What to produce » Repeat what the lines below say, word for word, and skip every image.

===== Given records

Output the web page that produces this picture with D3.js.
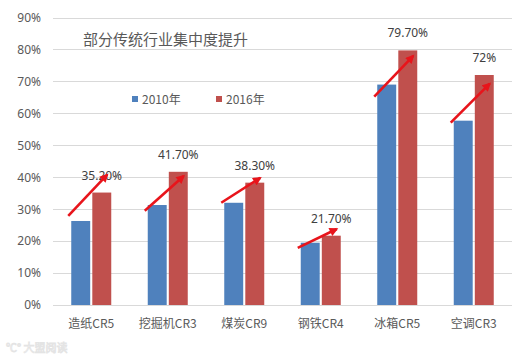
<!DOCTYPE html>
<html><head><meta charset="utf-8">
<script src="https://cdn.jsdelivr.net/npm/d3@7"></script>
<style>
html,body{margin:0;padding:0;background:#fff;}
svg{display:block;font-family:"Noto Sans CJK SC","Noto Sans",sans-serif;}
</style></head>
<body><svg id="chart" width="529" height="360"></svg>
<script>
const categories = ["造纸CR5","挖掘机CR3","煤炭CR9","钢铁CR4","冰箱CR5","空调CR3"];
const seriesNames = ["2010年","2016年"];
const values2010 = [0.263, 0.313, 0.320, 0.195, 0.690, 0.577];
const values2016 = [0.352, 0.417, 0.383, 0.217, 0.797, 0.720];
const dataLabels = ["35.20%","41.70%","38.30%","21.70%","79.70%","72%"];
const arrowFrom = [0.279, 0.295, 0.320, 0.179, 0.652, 0.571];
const arrowTo   = [0.408, 0.404, 0.398, 0.238, 0.780, 0.693];
const yTicks = [0,0.1,0.2,0.3,0.4,0.5,0.6,0.7,0.8,0.9];
const title = "部分传统行业集中度提升";
const colors = ["#4f81bd","#c0504d"];

(function(){
const svg = d3.select("#chart");
const mLeft = 53, mRight = 512, mTop = 17.5, mBottom = 305;
const textColor = "#595959";

const x = d3.scaleBand().domain(categories).range([mLeft, mRight]).paddingInner(0).paddingOuter(0);
const groupW = 40;
const x1 = d3.scaleBand().domain(seriesNames).range([0, groupW]).paddingInner(0.1);
const y = d3.scaleLinear().domain([0, 0.9]).range([mBottom, mTop]);

// grid
svg.append("g").selectAll("line").data(yTicks).join("line")
  .attr("x1", mLeft).attr("x2", mRight)
  .attr("y1", d => Math.round(y(d)) + 0.5).attr("y2", d => Math.round(y(d)) + 0.5)
  .attr("stroke", "#d9d9d9").attr("stroke-width", 1);

// y axis labels
const yAxis = d3.axisLeft(y).tickValues(yTicks).tickFormat(d3.format(".0%")).tickSize(0).tickPadding(0);
const ya = svg.append("g").attr("transform", `translate(41,0)`).call(yAxis);
ya.select(".domain").remove();
ya.selectAll("text").attr("fill", textColor).style("font-size", "12px")
  .style("font-family", '"Noto Sans","Noto Sans CJK SC",sans-serif');

// x axis labels
const xAxis = d3.axisBottom(x).tickSize(0).tickPadding(0);
const xa = svg.append("g").attr("transform", `translate(0,${mBottom + 14})`).call(xAxis);
xa.select(".domain").remove();
xa.selectAll("text").attr("fill", textColor).style("font-size", "12px")
  .style("font-family", '"Noto Sans CJK SC",sans-serif');

// bars
const series = [values2010, values2016];
const gx = c => x(c) + x.bandwidth() / 2 - groupW / 2;
series.forEach((vals, si) => {
  svg.append("g").selectAll("rect").data(categories).join("rect")
    .attr("x", c => gx(c) + x1(seriesNames[si]))
    .attr("width", x1.bandwidth())
    .attr("y", (c, i) => y(vals[i]))
    .attr("height", (c, i) => y(0) - y(vals[i]))
    .attr("fill", colors[si]);
});

// data labels above 2016 bars
svg.append("g").selectAll("text").data(categories).join("text")
  .attr("x", c => gx(c) + x1(seriesNames[1]) + x1.bandwidth() / 2)
  .attr("y", (c, i) => y(values2016[i]) - 13)
  .attr("text-anchor", "middle")
  .attr("fill", "#404040").style("font-size", "12px")
  .style("font-family", '"Noto Sans",sans-serif')
  .text((c, i) => dataLabels[i]);

// arrows
const defs = svg.append("defs");
defs.append("marker").attr("id", "ah").attr("viewBox", "0 0 10 10")
  .attr("refX", 8).attr("refY", 5).attr("markerWidth", 4).attr("markerHeight", 3.4)
  .attr("orient", "auto").attr("markerUnits", "strokeWidth")
  .append("path").attr("d", "M0,0 L10,5 L0,10 z").attr("fill", "#e8141b");
svg.append("g").selectAll("line").data(categories).join("line")
  .attr("x1", c => gx(c) - 3)
  .attr("y1", (c, i) => y(arrowFrom[i]))
  .attr("x2", c => gx(c) + groupW - 4)
  .attr("y2", (c, i) => y(arrowTo[i]))
  .attr("stroke", "#e8141b").attr("stroke-width", 2.6)
  .attr("marker-end", "url(#ah)");

// title
svg.append("text").attr("x", 83).attr("y", 45).attr("fill", textColor)
  .style("font-size", "15px").text(title);

// legend
const legendX = [132, 216];
seriesNames.forEach((n, i) => {
  svg.append("rect").attr("x", legendX[i]).attr("y", 96).attr("width", 6).attr("height", 6).attr("fill", colors[i]);
  svg.append("text").attr("x", legendX[i] + 10).attr("y", 103.5).attr("fill", textColor)
    .style("font-size", "12px").text(n);
});

// watermark
svg.append("text").attr("x", 6).attr("y", 352).attr("fill", "none")
  .attr("stroke", "#e4e4e4").attr("stroke-width", 0.8)
  .style("font-size", "11px").text("℃° 大盟阅读");
})();
</script></body></html>
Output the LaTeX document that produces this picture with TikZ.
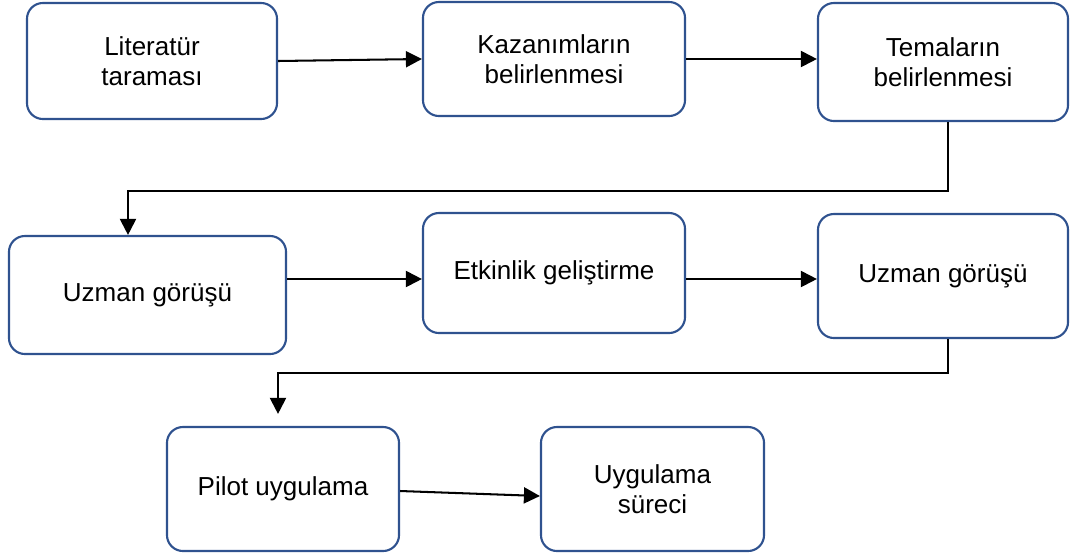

==========

Answer to the problem »
Output the web page that produces this picture with D3.js.
<!DOCTYPE html>
<html><head><meta charset="utf-8">
<script src="https://cdn.jsdelivr.net/npm/d3@7"></script>
<style>
html,body{margin:0;padding:0;background:#fff;}
svg{display:block;font-family:"Noto Sans CJK SC","Noto Sans",sans-serif;}
</style></head>
<body><svg id="chart" width="529" height="360"></svg>
<script>
const categories = ["造纸CR5","挖掘机CR3","煤炭CR9","钢铁CR4","冰箱CR5","空调CR3"];
const seriesNames = ["2010年","2016年"];
const values2010 = [0.263, 0.313, 0.320, 0.195, 0.690, 0.577];
const values2016 = [0.352, 0.417, 0.383, 0.217, 0.797, 0.720];
const dataLabels = ["35.20%","41.70%","38.30%","21.70%","79.70%","72%"];
const arrowFrom = [0.279, 0.295, 0.320, 0.179, 0.652, 0.571];
const arrowTo   = [0.408, 0.404, 0.398, 0.238, 0.780, 0.693];
const yTicks = [0,0.1,0.2,0.3,0.4,0.5,0.6,0.7,0.8,0.9];
const title = "部分传统行业集中度提升";
const colors = ["#4f81bd","#c0504d"];

(function(){
const svg = d3.select("#chart");
const mLeft = 53, mRight = 512, mTop = 17.5, mBottom = 305;
const textColor = "#595959";

const x = d3.scaleBand().domain(categories).range([mLeft, mRight]).paddingInner(0).paddingOuter(0);
const groupW = 40;
const x1 = d3.scaleBand().domain(seriesNames).range([0, groupW]).paddingInner(0.1);
const y = d3.scaleLinear().domain([0, 0.9]).range([mBottom, mTop]);

// grid
svg.append("g").selectAll("line").data(yTicks).join("line")
  .attr("x1", mLeft).attr("x2", mRight)
  .attr("y1", d => Math.round(y(d)) + 0.5).attr("y2", d => Math.round(y(d)) + 0.5)
  .attr("stroke", "#d9d9d9").attr("stroke-width", 1);

// y axis labels
const yAxis = d3.axisLeft(y).tickValues(yTicks).tickFormat(d3.format(".0%")).tickSize(0).tickPadding(0);
const ya = svg.append("g").attr("transform", `translate(41,0)`).call(yAxis);
ya.select(".domain").remove();
ya.selectAll("text").attr("fill", textColor).style("font-size", "12px")
  .style("font-family", '"Noto Sans","Noto Sans CJK SC",sans-serif');

// x axis labels
const xAxis = d3.axisBottom(x).tickSize(0).tickPadding(0);
const xa = svg.append("g").attr("transform", `translate(0,${mBottom + 14})`).call(xAxis);
xa.select(".domain").remove();
xa.selectAll("text").attr("fill", textColor).style("font-size", "12px")
  .style("font-family", '"Noto Sans CJK SC",sans-serif');

// bars
const series = [values2010, values2016];
const gx = c => x(c) + x.bandwidth() / 2 - groupW / 2;
series.forEach((vals, si) => {
  svg.append("g").selectAll("rect").data(categories).join("rect")
    .attr("x", c => gx(c) + x1(seriesNames[si]))
    .attr("width", x1.bandwidth())
    .attr("y", (c, i) => y(vals[i]))
    .attr("height", (c, i) => y(0) - y(vals[i]))
    .attr("fill", colors[si]);
});

// data labels above 2016 bars
svg.append("g").selectAll("text").data(categories).join("text")
  .attr("x", c => gx(c) + x1(seriesNames[1]) + x1.bandwidth() / 2)
  .attr("y", (c, i) => y(values2016[i]) - 13)
  .attr("text-anchor", "middle")
  .attr("fill", "#404040").style("font-size", "12px")
  .style("font-family", '"Noto Sans",sans-serif')
  .text((c, i) => dataLabels[i]);

// arrows
const defs = svg.append("defs");
defs.append("marker").attr("id", "ah").attr("viewBox", "0 0 10 10")
  .attr("refX", 8).attr("refY", 5).attr("markerWidth", 4).attr("markerHeight", 3.4)
  .attr("orient", "auto").attr("markerUnits", "strokeWidth")
  .append("path").attr("d", "M0,0 L10,5 L0,10 z").attr("fill", "#e8141b");
svg.append("g").selectAll("line").data(categories).join("line")
  .attr("x1", c => gx(c) - 3)
  .attr("y1", (c, i) => y(arrowFrom[i]))
  .attr("x2", c => gx(c) + groupW - 4)
  .attr("y2", (c, i) => y(arrowTo[i]))
  .attr("stroke", "#e8141b").attr("stroke-width", 2.6)
  .attr("marker-end", "url(#ah)");

// title
svg.append("text").attr("x", 83).attr("y", 45).attr("fill", textColor)
  .style("font-size", "15px").text(title);

// legend
const legendX = [132, 216];
seriesNames.forEach((n, i) => {
  svg.append("rect").attr("x", legendX[i]).attr("y", 96).attr("width", 6).attr("height", 6).attr("fill", colors[i]);
  svg.append("text").attr("x", legendX[i] + 10).attr("y", 103.5).attr("fill", textColor)
    .style("font-size", "12px").text(n);
});

// watermark
svg.append("text").attr("x", 6).attr("y", 352).attr("fill", "none")
  .attr("stroke", "#e4e4e4").attr("stroke-width", 0.8)
  .style("font-size", "11px").text("℃° 大盟阅读");
})();
</script></body></html>
Output the LaTeX document that produces this picture with TikZ.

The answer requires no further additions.